The UConn Health Center will have new leadership as it moves ahead with a just-approved $864 million expansion and renovation plan. School of Medicine Dean Dr. Cato Laurencin is stepping down July 1, UConn President Susan Herbst announced Thursday.
“While many people worked hard over many years to secure a healthy future for the UConn Health Center, no one toiled as tirelessly toward this goal as Dr. Cato T. Laurencin,” Herbst wrote in an email to faculty, staff, students, alumni and others. “With this major legislative achievement secured, Dr. Laurencin has made a decision to recast his energies entirely toward leading translational research initiatives, conducting research, mentoring and providing clinical care.”

Laurencin speaks at the announcement of the $864 million Bioscience Connecticut plan last month
Laurencin, who is also stepping down as the university’s vice president for health affairs, will become CEO of the Connecticut Institute for Clinical and Translational Science, a partnership between UConn, regional hospitals and community organizations. He will also serve as director of the Institute for Regenerative Engineering. Laurencin, an orthopaedic surgeon, has a PhD in biochemical engineering and biotechnology and holds a number of patents.

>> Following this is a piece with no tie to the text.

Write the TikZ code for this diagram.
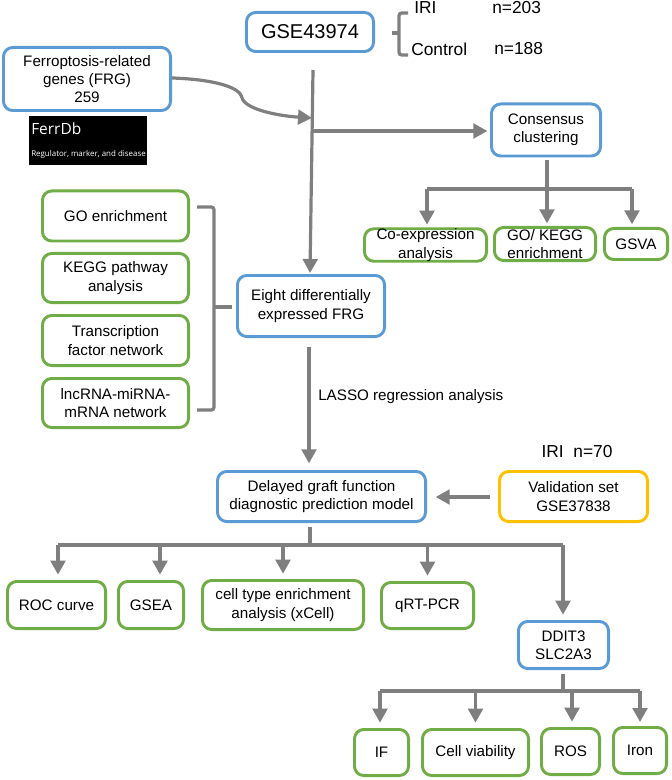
\documentclass[tikz,border=0pt]{standalone}
\usepackage{fontspec}
\setmainfont{Liberation Sans}
\newfontfamily\ferrfont{Open Sans}
\usetikzlibrary{arrows.meta}
\definecolor{boxblue}{HTML}{5B9BD5}
\definecolor{boxgreen}{HTML}{70AD47}
\definecolor{boxyellow}{HTML}{FFC000}
\definecolor{flowgray}{HTML}{7F7F7F}
\begin{document}
\begin{tikzpicture}[x=0.75pt,y=-0.75pt,
	sz/.style 2 args={minimum width=#1*0.75pt-2.2pt, minimum height=#2*0.75pt-2.2pt},
	box/.style={draw, line width=2.2pt, rounded corners=7pt, align=center, inner sep=0pt, font=\fontsize{11.4}{13.7}\selectfont},
	bluebox/.style={box, draw=boxblue},
	greenbox/.style={box, draw=boxgreen},
	yellowbox/.style={box, draw=boxyellow},
	txt/.style={inner sep=0pt, anchor=west, font=\fontsize{13}{15}\selectfont},
	flow/.style={draw=flowgray, line width=2.4pt},
	arrow/.style={flow, -{Triangle[length=10.5pt,width=11pt]}, shorten >=2pt}]
		\useasboundingbox (0,0) rectangle (671,780);
		\node[bluebox, sz={130}{42}, font=\fontsize{15}{18}\selectfont] at (310,32) (GSE) {GSE43974};
		\node[bluebox, sz={170}{66}] at (87,79) (FRG) {Ferroptosis-related\\genes (FRG)\\259};
		\node[fill=black, minimum width=88.5pt, minimum height=36.75pt, inner sep=0pt] at (88,140.5) (FerrDb) {};
		\node[white, inner sep=0pt, anchor=west, font=\ferrfont\fontsize{11.6}{14}\selectfont] at (31,129) (FerrTitle) {FerrDb};
		\node[white, inner sep=0pt, anchor=west, font=\ferrfont\fontsize{5.95}{7}\selectfont] at (31,154) (FerrSub) {Regulator, marker, and disease};
		\node[txt] at (414,8) (IRI) {IRI};
		\node[txt] at (492,8) (IRIn) {n=203};
		\node[txt] at (411,49) (Control) {Control};
		\node[txt] at (494,49) (Controln) {n=188};
		\node[bluebox, sz={112}{55}] at (546,130) (Consensus) {Consensus\\clustering};
		\node[greenbox, sz={125}{35}] at (425.5,245) (Coexp) {Co-expression\\analysis};
		\node[greenbox, sz={104}{36}] at (545,244) (GOKEGG) {GO/ KEGG\\enrichment};
		\node[greenbox, sz={66}{34}] at (636,244) (GSVA) {GSVA};
		\node[greenbox, sz={149}{53}] at (115.5,216) (GO) {GO enrichment};
		\node[greenbox, sz={149}{52}] at (115.5,278) (KEGG) {KEGG pathway\\analysis};
		\node[greenbox, sz={149}{53}] at (115.5,340.5) (TF) {Transcription\\factor network};
		\node[greenbox, sz={149}{52}] at (115.5,403) (lnc) {lncRNA-miRNA-\\mRNA network};
		\node[bluebox, sz={150}{64}] at (311,306) (Eight) {Eight differentially\\expressed FRG};
		\node[inner sep=0pt, anchor=west, font=\fontsize{11.4}{13.7}\selectfont] at (318,397) (LASSO) {LASSO regression analysis};
		\node[bluebox, sz={211}{53}] at (321.5,496.5) (Delayed) {Delayed graft function\\diagnostic prediction model};
		\node[yellowbox, sz={151}{53}] at (573.5,496.5) (Validation) {Validation set\\GSE37838};
		\node[txt, anchor=center] at (577,452) (IRIval) {IRI\ \ n=70};
		\node[greenbox, sz={101}{50}] at (56.5,605) (ROC) {ROC curve};
		\node[greenbox, sz={68}{50}] at (151,605) (GSEA) {GSEA};
		\node[greenbox, sz={164}{52}] at (283,605) (Cell) {cell type enrichment\\analysis (xCell)};
		\node[greenbox, sz={95}{49}] at (427.5,605.5) (qPCR) {qRT-PCR};
		\node[bluebox, sz={93}{50}] at (563.5,645) (DDIT) {DDIT3\\SLC2A3};
		\node[greenbox, sz={57}{49}] at (381.5,752.5) (IF) {IF};
		\node[greenbox, sz={109}{49}] at (475.5,752.5) (Viab) {Cell viability};
		\node[greenbox, sz={61}{49}] at (570.5,751.5) (ROS) {ROS};
		\node[greenbox, sz={56}{49}] at (640,750.5) (Iron) {Iron};
		\coordinate (mainTop) at (313,70);
		\coordinate (mainEnd) at (310,273);
		\coordinate (mainTurn) at (313,131);
		\coordinate (frgStart) at (172,78);
		\coordinate (frgBend) at (242,98);
		\coordinate (frgEnd) at (312,118);
		\coordinate (consBus) at (547,189);
		\coordinate (consLeft) at (427,189);
		\coordinate (consRight) at (632,189);
		\coordinate (modelBus) at (310,545);
		\coordinate (modelLeft) at (58,545);
		\coordinate (modelRight) at (563,545);
		\coordinate (gseaBus) at (160,545);
		\coordinate (geneBus) at (563,691);
		\coordinate (geneLeft) at (380,691);
		\coordinate (geneRight) at (640,691);
		\coordinate (rosBus) at (572,691);
		\coordinate (lassoTop) at (309,347);
		\coordinate (validY) at (0,497);
		\coordinate (braceA) at (408,13);
		\coordinate (braceB) at (408,55);
		\coordinate (braceC) at (399,33);
		\coordinate (braceD) at (392,33);
		\coordinate (braceE) at (197,207);
		\coordinate (braceF) at (197,410);
		\coordinate (braceG) at (214,307);
		\coordinate (braceH) at (232,307);
		\draw[arrow, shorten >=0pt] (mainTop) -- (mainEnd);
		\draw[flow] (frgStart) .. controls (205,79) and (240,85) .. (frgBend);
		\draw[arrow, shorten >=0pt] (frgBend) .. controls (246,110) and (280,116) .. (frgEnd);
		\draw[arrow] (mainTurn) -- (Consensus.west |- mainTurn);
		\draw[flow, shorten <=2pt] (Consensus.south -| consBus) -- (consBus);
		\draw[flow] (consLeft) -- (consRight);
		\draw[arrow] (consLeft) -- (consLeft |- Coexp.north);
		\draw[arrow] (consBus) -- (consBus |- GOKEGG.north);
		\draw[arrow] (consRight) -- (consRight |- GSVA.north);
		\draw[arrow, shorten >=5pt] (lassoTop) -- (lassoTop |- Delayed.north);
		\draw[arrow, shorten <=6pt, shorten >=6.5pt] (Validation.west |- validY) -- (Delayed.east |- validY);
		\draw[flow, shorten <=3pt] (Delayed.south -| modelBus) -- (modelBus);
		\draw[flow] (modelLeft) -- (modelRight);
		\draw[arrow, shorten >=4pt] (modelLeft) -- (modelLeft |- ROC.north);
		\draw[arrow, shorten >=4pt] (gseaBus) -- (gseaBus |- GSEA.north);
		\draw[arrow, shorten >=4pt] (Cell.north |- modelBus) -- (Cell.north);
		\draw[arrow, shorten >=4pt] (qPCR.north |- modelBus) -- (qPCR.north);
		\draw[arrow, shorten >=4pt] (modelRight) -- (modelRight |- DDIT.north);
		\draw[flow, shorten <=3pt] (DDIT.south -| geneBus) -- (geneBus);
		\draw[flow] (geneLeft) -- (geneRight);
		\draw[arrow, shorten >=4pt] (geneLeft) -- (geneLeft |- IF.north);
		\draw[arrow, shorten >=4pt] (Viab.north |- geneBus) -- (Viab.north);
		\draw[arrow, shorten >=4pt] (rosBus) -- (rosBus |- ROS.north);
		\draw[arrow, shorten >=3pt] (geneRight) -- (geneRight |- Iron.north);
		\draw[flow, rounded corners=2pt] (braceA) -- (399,13) -- (399,55) -- (braceB);
		\draw[flow] (braceC) -- (braceD);
		\draw[flow, rounded corners=2pt] (braceE) -- (214,207) -- (214,410) -- (braceF);
		\draw[flow] (braceG) -- (braceH);
	\end{tikzpicture}
\end{document}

Herbst, who became president Wednesday, said the university will name an interim vice president shortly and that a national search will be conducted to find Laurencin’s successor.
In an email to be sent to the university community later today, Laurencin praised the plan to expand and renovate the health center, called Bioscience Connecticut, and thanked those who had worked with him in his three years at the health center.
“Assuring the long term future for the Health Center was my number-one goal in coming to UCONN and I’m excited it has been accomplished,” he wrote, citing positive financial margins at the health center in the past two years, record-setting grant awards and philanthropy.
Laurencin said the center for clinical and translational science “has the potential of uniting the region as a force in the development of bioscience.” The other institute he will direct recently received major funding to develop ways to regenerate large tissues, such as limbs–a goal he and his team has worked toward for years, he wrote.
Laurencin wrote that he will also continue to treat shoulder and knee injuries and remain involved in medical education.